Task instructions => Skip all pictures. Write out the data below from its first line through the line that contains "0.124, 0.349, 0.636];".

Provided material =>
——

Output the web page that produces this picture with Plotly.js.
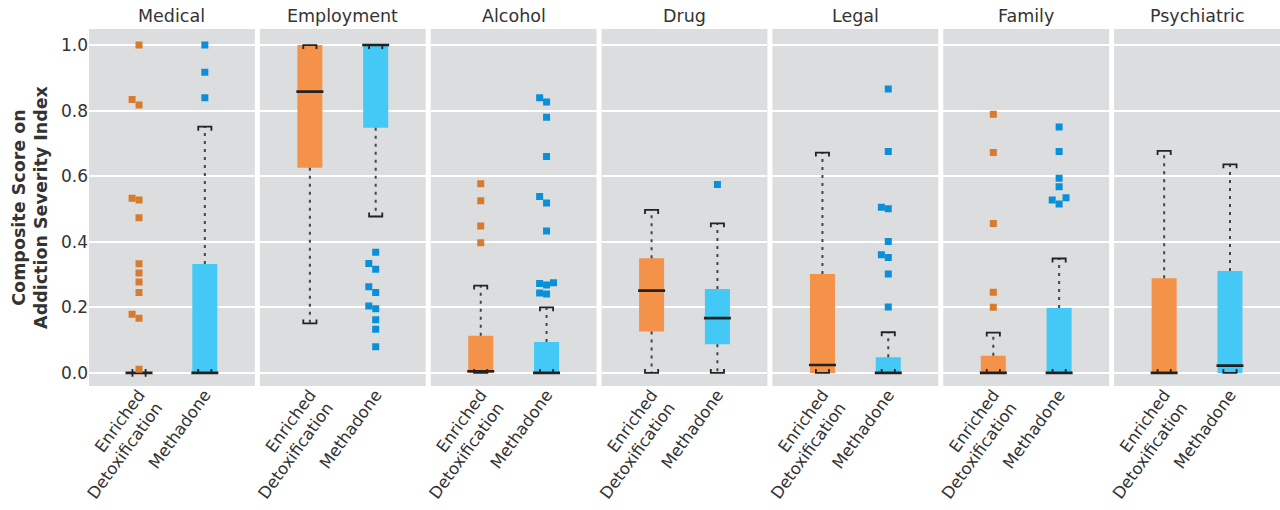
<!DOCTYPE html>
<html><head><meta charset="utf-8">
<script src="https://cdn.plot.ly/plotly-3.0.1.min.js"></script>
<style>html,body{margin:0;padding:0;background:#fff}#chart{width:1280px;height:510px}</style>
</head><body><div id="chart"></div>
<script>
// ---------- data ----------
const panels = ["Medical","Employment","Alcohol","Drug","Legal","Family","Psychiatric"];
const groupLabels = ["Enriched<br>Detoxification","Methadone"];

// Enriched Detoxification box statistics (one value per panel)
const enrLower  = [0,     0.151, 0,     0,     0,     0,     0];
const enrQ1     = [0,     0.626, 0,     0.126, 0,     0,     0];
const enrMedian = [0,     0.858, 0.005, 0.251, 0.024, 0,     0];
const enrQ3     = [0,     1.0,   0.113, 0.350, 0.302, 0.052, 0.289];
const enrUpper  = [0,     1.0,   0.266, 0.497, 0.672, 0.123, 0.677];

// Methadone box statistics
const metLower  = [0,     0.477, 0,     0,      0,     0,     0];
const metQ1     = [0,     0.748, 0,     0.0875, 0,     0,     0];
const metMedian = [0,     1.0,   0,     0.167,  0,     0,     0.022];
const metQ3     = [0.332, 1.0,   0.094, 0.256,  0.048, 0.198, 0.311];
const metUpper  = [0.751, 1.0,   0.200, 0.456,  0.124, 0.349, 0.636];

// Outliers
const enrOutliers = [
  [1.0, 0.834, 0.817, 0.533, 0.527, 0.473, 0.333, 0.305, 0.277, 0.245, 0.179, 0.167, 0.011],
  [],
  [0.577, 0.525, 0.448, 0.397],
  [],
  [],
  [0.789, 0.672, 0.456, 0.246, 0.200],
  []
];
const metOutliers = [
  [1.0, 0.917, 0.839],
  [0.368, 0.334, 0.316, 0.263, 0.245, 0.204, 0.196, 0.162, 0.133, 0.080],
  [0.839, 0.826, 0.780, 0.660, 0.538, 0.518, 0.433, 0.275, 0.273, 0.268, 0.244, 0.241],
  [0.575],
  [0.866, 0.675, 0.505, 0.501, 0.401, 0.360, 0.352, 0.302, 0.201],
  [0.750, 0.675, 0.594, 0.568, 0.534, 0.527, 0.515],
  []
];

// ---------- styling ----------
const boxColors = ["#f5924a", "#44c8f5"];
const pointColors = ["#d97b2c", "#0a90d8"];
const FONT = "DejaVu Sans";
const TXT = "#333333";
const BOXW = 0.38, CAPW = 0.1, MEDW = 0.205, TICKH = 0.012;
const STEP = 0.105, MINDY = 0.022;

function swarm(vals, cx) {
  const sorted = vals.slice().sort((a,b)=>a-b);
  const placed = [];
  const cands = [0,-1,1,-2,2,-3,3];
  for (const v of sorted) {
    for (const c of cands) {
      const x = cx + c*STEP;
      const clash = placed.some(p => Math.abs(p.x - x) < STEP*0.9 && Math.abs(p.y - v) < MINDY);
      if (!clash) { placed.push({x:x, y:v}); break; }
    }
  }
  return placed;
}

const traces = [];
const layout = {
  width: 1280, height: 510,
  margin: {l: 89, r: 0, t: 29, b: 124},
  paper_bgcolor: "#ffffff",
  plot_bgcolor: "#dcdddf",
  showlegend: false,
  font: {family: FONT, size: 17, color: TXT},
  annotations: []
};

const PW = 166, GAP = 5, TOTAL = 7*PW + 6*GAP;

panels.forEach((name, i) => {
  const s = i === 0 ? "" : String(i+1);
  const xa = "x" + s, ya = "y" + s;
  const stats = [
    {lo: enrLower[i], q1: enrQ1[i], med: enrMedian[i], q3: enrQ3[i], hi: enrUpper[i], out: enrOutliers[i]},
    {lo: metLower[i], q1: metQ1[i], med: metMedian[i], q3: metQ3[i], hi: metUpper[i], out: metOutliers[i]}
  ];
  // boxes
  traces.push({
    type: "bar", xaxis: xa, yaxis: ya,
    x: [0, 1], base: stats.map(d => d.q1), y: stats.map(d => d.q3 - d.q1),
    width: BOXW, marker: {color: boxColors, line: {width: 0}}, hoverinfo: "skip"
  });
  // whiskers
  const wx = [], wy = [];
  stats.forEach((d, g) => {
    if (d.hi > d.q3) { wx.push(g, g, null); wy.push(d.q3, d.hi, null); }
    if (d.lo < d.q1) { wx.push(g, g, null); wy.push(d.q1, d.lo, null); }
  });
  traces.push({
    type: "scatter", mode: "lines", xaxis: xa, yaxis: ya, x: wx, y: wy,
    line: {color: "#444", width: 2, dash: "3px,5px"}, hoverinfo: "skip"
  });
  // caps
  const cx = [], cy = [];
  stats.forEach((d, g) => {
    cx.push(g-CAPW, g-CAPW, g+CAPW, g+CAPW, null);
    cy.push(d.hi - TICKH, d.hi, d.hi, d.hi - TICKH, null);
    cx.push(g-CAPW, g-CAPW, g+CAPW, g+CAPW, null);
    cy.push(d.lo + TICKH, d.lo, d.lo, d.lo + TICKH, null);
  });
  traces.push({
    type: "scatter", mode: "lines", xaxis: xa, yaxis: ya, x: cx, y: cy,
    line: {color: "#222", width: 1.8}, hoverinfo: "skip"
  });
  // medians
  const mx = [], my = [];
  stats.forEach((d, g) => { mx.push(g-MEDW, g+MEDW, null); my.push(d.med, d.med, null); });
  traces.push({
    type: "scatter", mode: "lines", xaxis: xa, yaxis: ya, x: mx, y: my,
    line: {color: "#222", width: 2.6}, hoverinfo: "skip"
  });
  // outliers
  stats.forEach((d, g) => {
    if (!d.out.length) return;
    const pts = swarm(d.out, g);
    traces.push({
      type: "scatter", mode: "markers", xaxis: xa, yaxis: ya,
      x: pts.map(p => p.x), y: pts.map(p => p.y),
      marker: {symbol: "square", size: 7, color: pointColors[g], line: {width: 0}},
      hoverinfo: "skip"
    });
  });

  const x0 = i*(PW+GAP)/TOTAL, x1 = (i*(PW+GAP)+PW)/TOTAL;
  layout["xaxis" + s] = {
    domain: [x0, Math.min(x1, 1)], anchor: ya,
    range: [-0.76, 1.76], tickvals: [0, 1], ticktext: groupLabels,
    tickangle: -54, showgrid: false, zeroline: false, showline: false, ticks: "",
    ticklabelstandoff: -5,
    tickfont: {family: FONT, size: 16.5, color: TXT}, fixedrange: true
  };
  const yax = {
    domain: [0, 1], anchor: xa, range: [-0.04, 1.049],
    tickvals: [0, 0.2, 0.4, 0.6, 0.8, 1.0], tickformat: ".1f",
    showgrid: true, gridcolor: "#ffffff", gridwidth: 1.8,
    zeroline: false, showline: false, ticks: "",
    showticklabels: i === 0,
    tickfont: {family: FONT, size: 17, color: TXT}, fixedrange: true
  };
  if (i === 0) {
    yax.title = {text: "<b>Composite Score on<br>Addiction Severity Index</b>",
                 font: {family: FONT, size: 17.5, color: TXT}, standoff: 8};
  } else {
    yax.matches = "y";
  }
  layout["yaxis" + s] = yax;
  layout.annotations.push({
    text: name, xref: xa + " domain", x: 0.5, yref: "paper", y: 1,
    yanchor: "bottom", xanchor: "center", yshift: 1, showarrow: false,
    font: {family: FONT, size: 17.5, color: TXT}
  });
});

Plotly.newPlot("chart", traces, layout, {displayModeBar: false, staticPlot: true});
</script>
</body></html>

——

Written response =>
Output the web page that produces this picture with Plotly.js.
<!DOCTYPE html>
<html><head><meta charset="utf-8">
<script src="https://cdn.plot.ly/plotly-3.0.1.min.js"></script>
<style>html,body{margin:0;padding:0;background:#fff}#chart{width:1280px;height:510px}</style>
</head><body><div id="chart"></div>
<script>
// ---------- data ----------
const panels = ["Medical","Employment","Alcohol","Drug","Legal","Family","Psychiatric"];
const groupLabels = ["Enriched<br>Detoxification","Methadone"];

// Enriched Detoxification box statistics (one value per panel)
const enrLower  = [0,     0.151, 0,     0,     0,     0,     0];
const enrQ1     = [0,     0.626, 0,     0.126, 0,     0,     0];
const enrMedian = [0,     0.858, 0.005, 0.251, 0.024, 0,     0];
const enrQ3     = [0,     1.0,   0.113, 0.350, 0.302, 0.052, 0.289];
const enrUpper  = [0,     1.0,   0.266, 0.497, 0.672, 0.123, 0.677];

// Methadone box statistics
const metLower  = [0,     0.477, 0,     0,      0,     0,     0];
const metQ1     = [0,     0.748, 0,     0.0875, 0,     0,     0];
const metMedian = [0,     1.0,   0,     0.167,  0,     0,     0.022];
const metQ3     = [0.332, 1.0,   0.094, 0.256,  0.048, 0.198, 0.311];
const metUpper  = [0.751, 1.0,   0.200, 0.456,  0.124, 0.349, 0.636];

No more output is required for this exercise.